As were the actual suspense and horror sections. Thrasher writes in first-person present-tense, and I've rarely seen someone handle it better. It's like you're stationed in Chris's head, watching everything with his eyes. You know how he ticks. You know what he'll do. And all the while you're screaming Don't do it, Chris!!

The mental-journal approach sometimes gets a little obvious - Thrasher has a love for one-sentence paragraphs.

It gets annoying.

Sometimes it's cool.

But sometimes, not so much.


Thrasher also has a tendency to put in small plotlines and then abandon them completely for chapters at a time. You get a sense that he's just tossing them into the mix for the fun of it. I hope they'll make a difference in the rest of The Solitary Tales. Time will tell.

While not as disturbing as Unwind, perhaps, Solitary can get seriously creepy. And emotional. And if you don't gasp and reread the climax and maybe shed a few tears, you have no soul. So, definitely, get the book. And the next, called Gravestone (can it get better than that?), which comes out June 11.

Sunday, February 6, 2011

Persy -- Princess Academy by Shannon Hale

Miri lives on top of the mountain, where everyone's trade is linder, a rare stone that lowlanders are always eager for. But unlike the other mountaineers, Miri is not allowed into the mine. True, she's incredibly tiny for her size, but there are plenty of people younger than her helping out. But instead, she stays at home, tending the goats and trading with the lowlander traders.
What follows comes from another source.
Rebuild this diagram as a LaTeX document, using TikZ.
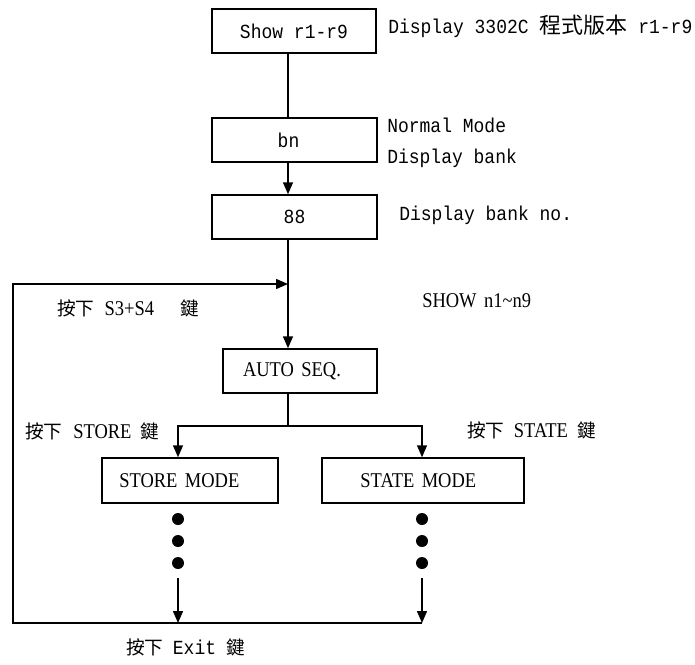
\documentclass[tikz,border=0pt]{standalone}
\usepackage{fontspec}
\setmainfont{Liberation Serif}
\newfontfamily\monofont[FakeStretch=0.9]{Liberation Mono}
\newfontfamily\narrowfont[FakeStretch=0.88,WordSpace=1.6]{Liberation Serif}
\newfontfamily\cjkfont{Noto Sans CJK TC}
\usetikzlibrary{arrows.meta}
\newcommand{\mono}[1]{{\monofont\fontsize{15pt}{18pt}\selectfont #1}}
\newcommand{\nar}[1]{{\narrowfont\fontsize{15.75pt}{18pt}\selectfont #1}}
\newcommand{\zh}[1]{{\cjkfont\fontsize{14pt}{16pt}\selectfont #1}}
\newcommand{\zhtop}[1]{{\cjkfont\fontsize{16.5pt}{18pt}\selectfont #1}}

\tikzset{
  modebox/.style={draw, line width=1.1pt, inner sep=0pt, minimum height=33pt},
  link/.style={line width=1.1pt},
  flow/.style={link, -{Triangle[length=9pt,width=7.5pt]}},
  dot/.style={circle, fill, inner sep=0pt, minimum size=9pt},
  note/.style={anchor=base west, inner sep=0pt},
}

\begin{document}
\begin{tikzpicture}[x=0.75pt,y=-0.75pt]
\useasboundingbox (0,0) rectangle (695,664);
% boxes
\node[modebox, minimum width=123pt] (show) at (294,31) {\mono{Show r1-r9}};
\node[modebox, minimum width=123.75pt] (bn) at (294.5,140) {\mono{bn}\kern9pt};
\node[modebox, minimum width=123.75pt] (bank) at (294.5,217) {\mono{88}};
\node[modebox, minimum width=115.5pt] (auto) at (300,371) {\nar{AUTO SEQ.}\kern12pt};
\node[modebox, minimum width=132pt, minimum height=33.75pt] (store) at (190,480.5) {\nar{STORE MODE}\kern16pt};
\node[modebox, minimum width=151.5pt, minimum height=33.75pt] (state) at (423,480.5) {\nar{STATE MODE}\kern7pt};
\coordinate (spine) at (288,0);
\coordinate (lx) at (178,0);
\coordinate (rx) at (422,0);
\coordinate (fork) at (288,426);
\coordinate (looptop) at (13,284);
\coordinate (loopbot) at (13,623);
% dots
\foreach \y [count=\i] in {519,541,563} {
  \node[dot] (sd\i) at (178,\y) {};
  \node[dot] (td\i) at (422,\y) {};
}
% notes
\node[note] (vernote) at (388,33) {\mono{Display 3302C~}\zhtop{程式版本}\mono{~r1-r9}};
\node[note] (normalnote) at (387,132) {\mono{Normal Mode}};
\node[note] (banknote) at (387,163) {\mono{Display bank}};
\node[note] (banknonote) at (399,220) {\mono{Display bank no.}};
\node[note] (shownote) at (422,307) {\nar{SHOW n1\textasciitilde n9}};
\node[note] (keynote) at (57,315) {\zh{按下}\hspace{7.5pt}\nar{S3+S4}\hspace{20pt}\zh{鍵}};
\node[note] (storenote) at (25,438) {\zh{按下}\hspace{8pt}\nar{STORE}\hspace{7pt}\zh{鍵}};
\node[note] (statenote) at (467,437) {\zh{按下}\hspace{7pt}\nar{STATE}\hspace{7pt}\zh{鍵}};
\node[note] (exitnote) at (126,654) {\zh{按下}\hspace{7pt}\mono{Exit}\hspace{8pt}\zh{鍵}};
% connectors
\draw[link] (show.south -| spine) -- (bn.north -| spine);
\draw[flow] (bn.south -| spine) -- (bank.north -| spine);
\draw[flow] (bank.south -| spine) -- (auto.north -| spine);
\draw[link] (auto.south -| spine) -- (fork);
\draw[flow] (fork) -| (store.north -| lx);
\draw[flow] (fork) -| (state.north -| rx);
\draw[flow, shorten <=6.75pt] (sd3.south) -- (sd3.south |- loopbot);
\draw[flow, shorten <=6.75pt] (td3.south) -- (td3.south |- loopbot);
\draw[flow] (loopbot -| rx) -- (loopbot) -- (looptop) -- (looptop -| spine);
\end{tikzpicture}
\end{document}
And then one day comes a new set of lowlanders, declaring that the royal priests have discovered that the future queen of the royal prince will be found on Mount Eskel. No one really knows what this means, but all the young ladies are rounded up and taken to a hastily made Princess Academy, miles away from the village. There, the girls will be educated and turned into princesses, and in the following year, the prince will come and choose his bride from among them.

But the princess academy has rules, and soon a fierce competition arises between Miri and one of the older girls, Katar. And don't forget the bandits...

Shannon Hale, master of fairy tales. That should be her new title. I don't think Princess Academy is actually based on anything, but it has the feel of a fairy tale retelling. I wouldn't call this her best (that would have to go to The Goose Girl), but I don't think Hale could ever be bad. I read this book in about one sitting (actually I read a lot of her books in one sitting), and not because it's short. It's about three hundred pages.

But anyway, Princess Academy is one of my favorites, and it should be one of your's too. Miri is likeable, as is the entire little world Hale has set up for the story. Every chapter is preceded by a little Mount Eskel song, which adds a lot of atmosphere to the novel. So if you like fantasy/fairy tales, definitely read this book. And if you don't like fantasy/fairy tales, just read this book. And make sure to also check out her Bayern series, which starts with The Goose Girl and is a retelling of the fairy tale by the same name.